In an even odder twist, a merger between Societe Generale and Paribas could trigger a rush for the door at Paribas. Below the most senior level at Paribas, many of the rank-and-file quietly support a merger with BNP, where they believe they would be running the show.

"The Paribas staff is pretty much cheering on a merger with BNP," said a senior French banker at Credit Agricole. "They see little future for themselves if SocGen takes control."

Some observers say there are other, more subtle difficulties preventing French banks from succeeding.

Herve de Carmoy, a partner at a private asset management company and a professor at the Institute of Political Studies in Paris, argues that the country's banks, like other corporations, have been too politicized, too inward-looking, and unable to come to grips with the forces of globalization.

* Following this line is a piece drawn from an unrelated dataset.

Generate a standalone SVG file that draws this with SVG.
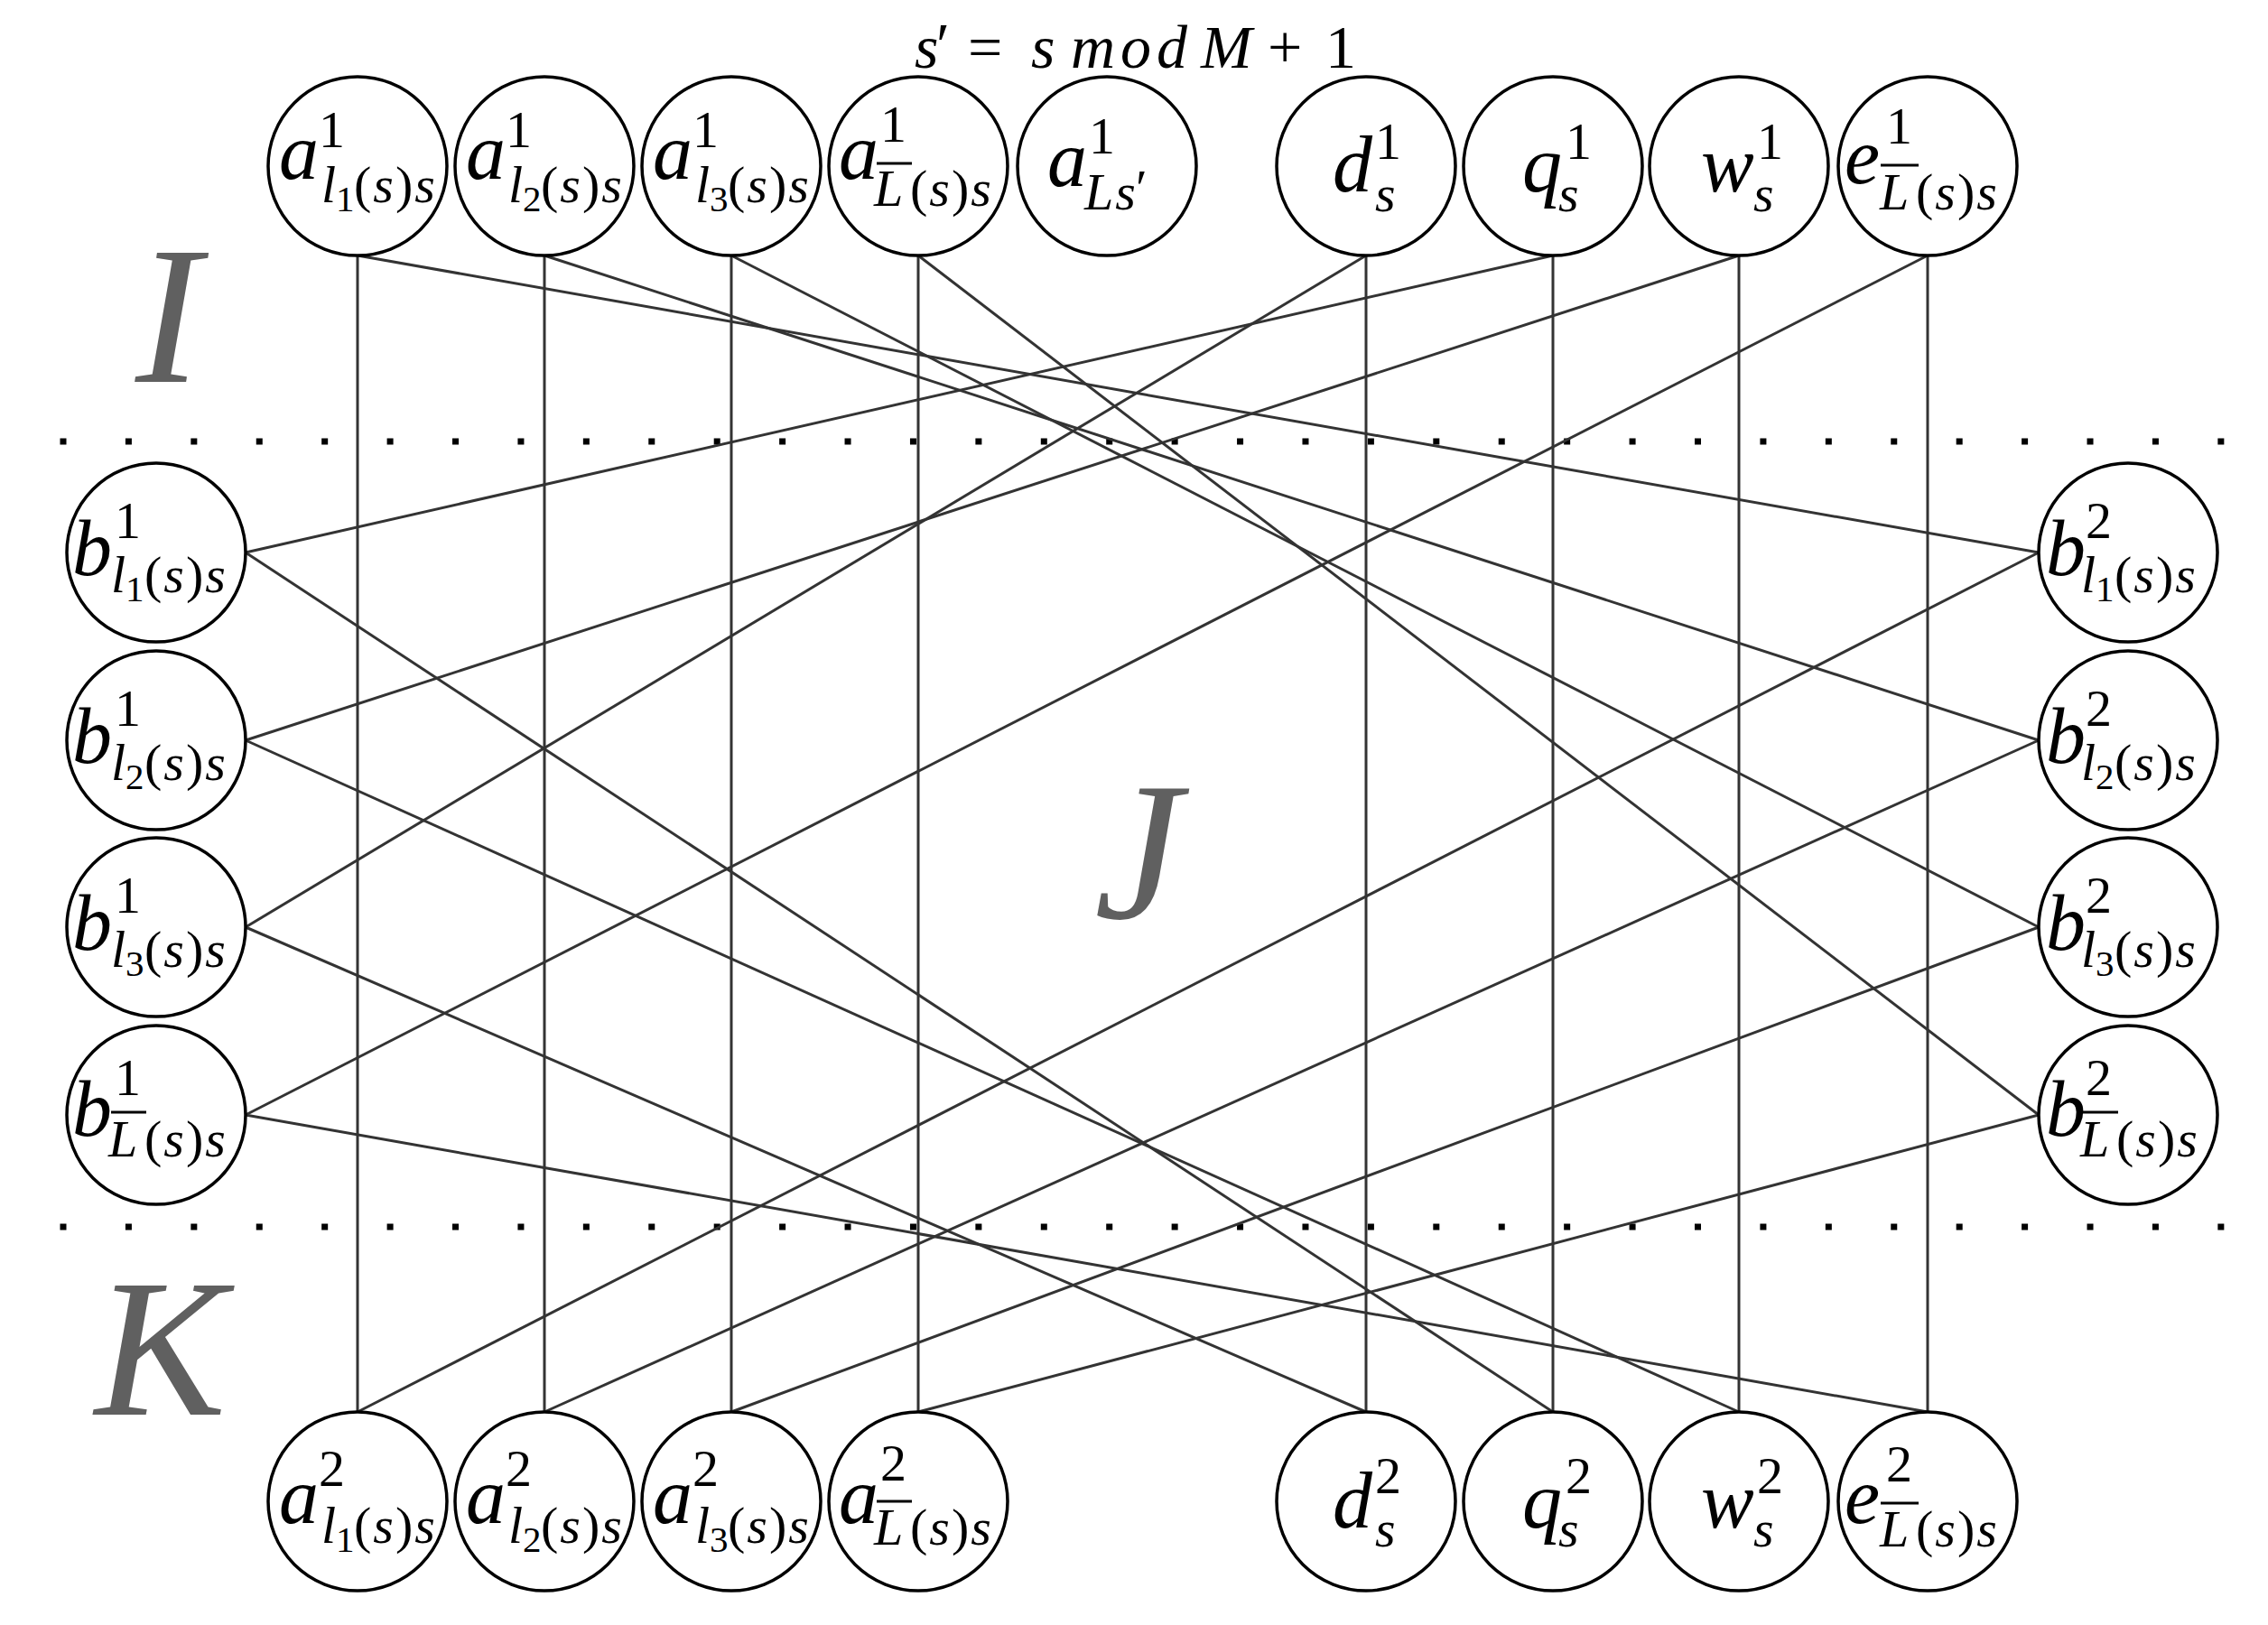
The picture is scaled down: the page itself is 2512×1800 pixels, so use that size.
<svg xmlns="http://www.w3.org/2000/svg" width="2512" height="1800" viewBox="0 0 2512 1800">
<style>
.m{font-family:"Liberation Serif","DejaVu Serif",serif;font-style:italic;fill:#000}
.L1{font-size:88px}
.L2{font-size:58px;letter-spacing:2px}
.L3{font-size:41px}
.n{font-style:normal}
.big{font-family:"Liberation Serif","DejaVu Serif",serif;font-style:italic;font-size:218px;fill:#606060}
.node{fill:#fff;stroke:#000;stroke-width:3.5}
.ob{stroke:#000;stroke-width:3}
.con line{stroke:#333;stroke-width:3;fill:none}
.dots{stroke:#000;stroke-width:7;stroke-dasharray:7 65.42}
</style>
<rect width="2512" height="1800" fill="#fff"/>

<line class="dots" x1="66.5" y1="489" x2="2475" y2="489"/>
<line class="dots" x1="66.5" y1="1359" x2="2475" y2="1359"/>

<g id="connectors" class="con">
<line x1="396" y1="283" x2="396" y2="1564"/>
<line x1="603" y1="283" x2="603" y2="1564"/>
<line x1="810" y1="283" x2="810" y2="1564"/>
<line x1="1017" y1="283" x2="1017" y2="1564"/>
<line x1="1513" y1="283" x2="1513" y2="1564"/>
<line x1="1720" y1="283" x2="1720" y2="1564"/>
<line x1="1926" y1="283" x2="1926" y2="1564"/>
<line x1="2135" y1="283" x2="2135" y2="1564"/>
<line x1="396" y1="283" x2="2258" y2="612"/>
<line x1="603" y1="283" x2="2258" y2="820"/>
<line x1="810" y1="283" x2="2258" y2="1027"/>
<line x1="1017" y1="283" x2="2258" y2="1235"/>
<line x1="1720" y1="283" x2="272" y2="612"/>
<line x1="1926" y1="283" x2="272" y2="820"/>
<line x1="1513" y1="283" x2="272" y2="1027"/>
<line x1="2135" y1="283" x2="272" y2="1235"/>
<line x1="272" y1="612" x2="1720" y2="1564"/>
<line x1="272" y1="820" x2="1926" y2="1564"/>
<line x1="272" y1="1027" x2="1513" y2="1564"/>
<line x1="272" y1="1235" x2="2135" y2="1564"/>
<line x1="2258" y1="612" x2="396" y2="1564"/>
<line x1="2258" y1="820" x2="603" y2="1564"/>
<line x1="2258" y1="1027" x2="810" y2="1564"/>
<line x1="2258" y1="1235" x2="1017" y2="1564"/>
</g>

<g id="title">
<text class="m" font-size="68"><tspan x="1013" y="75">s</tspan><tspan x="1037" y="72" class="n">′</tspan><tspan x="1072" y="75" class="n">=</tspan><tspan x="1142" y="75">s</tspan><tspan x="1186" y="75" letter-spacing="6">mod</tspan><tspan x="1330" y="75">M</tspan><tspan x="1404" y="75" class="n">+</tspan><tspan x="1468" y="75" class="n">1</tspan></text>
</g>

<g id="region-labels">
<text class="big" x="150" y="423">I</text>
<text class="big" x="1212" y="1017">J</text>
<text class="big" x="105" y="1567">K</text>
</g>

<!-- top row -->
<g id="a1-l1">
<circle class="node" cx="396" cy="184" r="99"/>
<text class="m"><tspan class="L1" x="309" y="198">a</tspan><tspan class="L2 n" x="353" y="163">1</tspan><tspan class="L2" x="356" y="224">l</tspan><tspan class="L3 n" x="372" y="234">1</tspan><tspan class="L2" x="392" y="224"><tspan class="n">(</tspan>s<tspan class="n">)</tspan>s</tspan></text>
</g>
<g id="a1-l2">
<circle class="node" cx="603" cy="184" r="99"/>
<text class="m"><tspan class="L1" x="516" y="198">a</tspan><tspan class="L2 n" x="560" y="163">1</tspan><tspan class="L2" x="563" y="224">l</tspan><tspan class="L3 n" x="579" y="234">2</tspan><tspan class="L2" x="599" y="224"><tspan class="n">(</tspan>s<tspan class="n">)</tspan>s</tspan></text>
</g>
<g id="a1-l3">
<circle class="node" cx="810" cy="184" r="99"/>
<text class="m"><tspan class="L1" x="723" y="198">a</tspan><tspan class="L2 n" x="767" y="163">1</tspan><tspan class="L2" x="770" y="224">l</tspan><tspan class="L3 n" x="786" y="234">3</tspan><tspan class="L2" x="806" y="224"><tspan class="n">(</tspan>s<tspan class="n">)</tspan>s</tspan></text>
</g>
<g id="a1-Lbar">
<circle class="node" cx="1017" cy="184" r="99"/>
<line class="ob" x1="971" y1="181" x2="1010" y2="181"/>
<text class="m"><tspan class="L2 n" x="975" y="157">1</tspan><tspan class="L1" x="929" y="198">a</tspan><tspan class="L2" x="968" y="228">L</tspan><tspan class="L2" x="1008" y="228"><tspan class="n">(</tspan>s<tspan class="n">)</tspan>s</tspan></text>
</g>
<g id="a1-Ls">
<circle class="node" cx="1226" cy="184" r="99"/>
<text class="m"><tspan class="L1" x="1160" y="206">a</tspan><tspan class="L2 n" x="1206" y="170">1</tspan><tspan class="L2" x="1201" y="232">Ls</tspan><tspan class="L2 n" x="1258" y="228">′</tspan></text>
</g>
<g id="d1">
<circle class="node" cx="1513" cy="184" r="99"/>
<text class="m"><tspan class="L1" x="1476" y="212">d</tspan><tspan class="L2 n" x="1523" y="176">1</tspan><tspan class="L2" x="1523" y="234">s</tspan></text>
</g>
<g id="q1">
<circle class="node" cx="1720" cy="184" r="99"/>
<text class="m"><tspan class="L1" x="1686" y="212">q</tspan><tspan class="L2 n" x="1734" y="176">1</tspan><tspan class="L2" x="1726" y="234">s</tspan></text>
</g>
<g id="w1">
<circle class="node" cx="1926" cy="184" r="99"/>
<text class="m"><tspan class="L1" x="1884" y="212">w</tspan><tspan class="L2 n" x="1946" y="176">1</tspan><tspan class="L2" x="1942" y="234">s</tspan></text>
</g>
<g id="e1-Lbar">
<circle class="node" cx="2135" cy="184" r="99"/>
<line class="ob" x1="2083" y1="183" x2="2125" y2="183"/>
<text class="m"><tspan class="L1" x="2043" y="203">e</tspan><tspan class="L2 n" x="2089" y="159">1</tspan><tspan class="L2" x="2082" y="232">L</tspan><tspan class="L2" x="2122" y="232"><tspan class="n">(</tspan>s<tspan class="n">)</tspan>s</tspan></text>
</g>

<!-- left column -->
<g id="b1-l1">
<circle class="node" cx="173" cy="612" r="99"/>
<text class="m"><tspan class="L1" x="80" y="637">b</tspan><tspan class="L2 n" x="127" y="596">1</tspan><tspan class="L2" x="123" y="656">l</tspan><tspan class="L3 n" x="139" y="666">1</tspan><tspan class="L2" x="160" y="656"><tspan class="n">(</tspan>s<tspan class="n">)</tspan>s</tspan></text>
</g>
<g id="b1-l2">
<circle class="node" cx="173" cy="820" r="99"/>
<text class="m"><tspan class="L1" x="80" y="845">b</tspan><tspan class="L2 n" x="127" y="804">1</tspan><tspan class="L2" x="123" y="864">l</tspan><tspan class="L3 n" x="139" y="874">2</tspan><tspan class="L2" x="160" y="864"><tspan class="n">(</tspan>s<tspan class="n">)</tspan>s</tspan></text>
</g>
<g id="b1-l3">
<circle class="node" cx="173" cy="1027" r="99"/>
<text class="m"><tspan class="L1" x="80" y="1052">b</tspan><tspan class="L2 n" x="127" y="1011">1</tspan><tspan class="L2" x="123" y="1071">l</tspan><tspan class="L3 n" x="139" y="1081">3</tspan><tspan class="L2" x="160" y="1071"><tspan class="n">(</tspan>s<tspan class="n">)</tspan>s</tspan></text>
</g>
<g id="b1-Lbar">
<circle class="node" cx="173" cy="1235" r="99"/>
<line class="ob" x1="123" y1="1232" x2="162" y2="1232"/>
<text class="m"><tspan class="L1" x="80" y="1258">b</tspan><tspan class="L2 n" x="127" y="1213">1</tspan><tspan class="L2" x="120" y="1281">L</tspan><tspan class="L2" x="160" y="1281"><tspan class="n">(</tspan>s<tspan class="n">)</tspan>s</tspan></text>
</g>

<!-- right column -->
<g id="b2-l1">
<circle class="node" cx="2357" cy="612" r="99"/>
<text class="m"><tspan class="L1" x="2266" y="637">b</tspan><tspan class="L2 n" x="2310" y="596">2</tspan><tspan class="L2" x="2305" y="656">l</tspan><tspan class="L3 n" x="2321" y="666">1</tspan><tspan class="L2" x="2342" y="656"><tspan class="n">(</tspan>s<tspan class="n">)</tspan>s</tspan></text>
</g>
<g id="b2-l2">
<circle class="node" cx="2357" cy="820" r="99"/>
<text class="m"><tspan class="L1" x="2266" y="845">b</tspan><tspan class="L2 n" x="2310" y="804">2</tspan><tspan class="L2" x="2305" y="864">l</tspan><tspan class="L3 n" x="2321" y="874">2</tspan><tspan class="L2" x="2342" y="864"><tspan class="n">(</tspan>s<tspan class="n">)</tspan>s</tspan></text>
</g>
<g id="b2-l3">
<circle class="node" cx="2357" cy="1027" r="99"/>
<text class="m"><tspan class="L1" x="2266" y="1052">b</tspan><tspan class="L2 n" x="2310" y="1011">2</tspan><tspan class="L2" x="2305" y="1071">l</tspan><tspan class="L3 n" x="2321" y="1081">3</tspan><tspan class="L2" x="2342" y="1071"><tspan class="n">(</tspan>s<tspan class="n">)</tspan>s</tspan></text>
</g>
<g id="b2-Lbar">
<circle class="node" cx="2357" cy="1235" r="99"/>
<line class="ob" x1="2307" y1="1232" x2="2346" y2="1232"/>
<text class="m"><tspan class="L1" x="2266" y="1258">b</tspan><tspan class="L2 n" x="2310" y="1213">2</tspan><tspan class="L2" x="2304" y="1281">L</tspan><tspan class="L2" x="2344" y="1281"><tspan class="n">(</tspan>s<tspan class="n">)</tspan>s</tspan></text>
</g>

<!-- bottom row -->
<g id="a2-l1">
<circle class="node" cx="396" cy="1663" r="99"/>
<text class="m"><tspan class="L1" x="309" y="1687">a</tspan><tspan class="L2 n" x="353" y="1646">2</tspan><tspan class="L2" x="356" y="1709">l</tspan><tspan class="L3 n" x="372" y="1719">1</tspan><tspan class="L2" x="392" y="1709"><tspan class="n">(</tspan>s<tspan class="n">)</tspan>s</tspan></text>
</g>
<g id="a2-l2">
<circle class="node" cx="603" cy="1663" r="99"/>
<text class="m"><tspan class="L1" x="516" y="1687">a</tspan><tspan class="L2 n" x="560" y="1646">2</tspan><tspan class="L2" x="563" y="1709">l</tspan><tspan class="L3 n" x="579" y="1719">2</tspan><tspan class="L2" x="599" y="1709"><tspan class="n">(</tspan>s<tspan class="n">)</tspan>s</tspan></text>
</g>
<g id="a2-l3">
<circle class="node" cx="810" cy="1663" r="99"/>
<text class="m"><tspan class="L1" x="723" y="1687">a</tspan><tspan class="L2 n" x="767" y="1646">2</tspan><tspan class="L2" x="770" y="1709">l</tspan><tspan class="L3 n" x="786" y="1719">3</tspan><tspan class="L2" x="806" y="1709"><tspan class="n">(</tspan>s<tspan class="n">)</tspan>s</tspan></text>
</g>
<g id="a2-Lbar">
<circle class="node" cx="1017" cy="1663" r="99"/>
<line class="ob" x1="971" y1="1663" x2="1010" y2="1663"/>
<text class="m"><tspan class="L1" x="929" y="1687">a</tspan><tspan class="L2 n" x="975" y="1640">2</tspan><tspan class="L2" x="968" y="1711">L</tspan><tspan class="L2" x="1008" y="1711"><tspan class="n">(</tspan>s<tspan class="n">)</tspan>s</tspan></text>
</g>
<g id="d2">
<circle class="node" cx="1513" cy="1663" r="99"/>
<text class="m"><tspan class="L1" x="1476" y="1692">d</tspan><tspan class="L2 n" x="1523" y="1654">2</tspan><tspan class="L2" x="1523" y="1713">s</tspan></text>
</g>
<g id="q2">
<circle class="node" cx="1720" cy="1663" r="99"/>
<text class="m"><tspan class="L1" x="1686" y="1692">q</tspan><tspan class="L2 n" x="1734" y="1654">2</tspan><tspan class="L2" x="1726" y="1713">s</tspan></text>
</g>
<g id="w2">
<circle class="node" cx="1926" cy="1663" r="99"/>
<text class="m"><tspan class="L1" x="1884" y="1692">w</tspan><tspan class="L2 n" x="1946" y="1654">2</tspan><tspan class="L2" x="1942" y="1713">s</tspan></text>
</g>
<g id="e2-Lbar">
<circle class="node" cx="2135" cy="1663" r="99"/>
<line class="ob" x1="2083" y1="1665" x2="2125" y2="1665"/>
<text class="m"><tspan class="L1" x="2043" y="1687">e</tspan><tspan class="L2 n" x="2089" y="1641">2</tspan><tspan class="L2" x="2082" y="1713">L</tspan><tspan class="L2" x="2122" y="1713"><tspan class="n">(</tspan>s<tspan class="n">)</tspan>s</tspan></text>
</g>
</svg>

In contrast to banks such as Citigroup and J.P. Morgan, where more than half the staff is non-American, French banks are still run by a closed circle of graduates of elite administrative schools. These top-level government bureaucrats spend their careers shuttling back and forth between positions in the finance ministry and at the banks. So far, at least, they have failed to allow non-French executives into their ranks.

"The international community considers the arrogance and lack of openness as the most notable characteristic of our elites, and the one that is most prejudicial to the success of our corporations," Mr. de Carmoy said in a recently published study of corporate restructuring, "Enterprise, the Individual and the State."

"The absence of any sanctions for financial scandals, the inability to apply standard performance criteria to the management of public establishments and the constant talk about 'the French exception' are a permanent source of incomprehension and stupefaction for foreign observers."

Putting it more succinctly, he adds: "They could, in principle, use a merger as a platform to build a global bank if they had the right mind set. But they don't."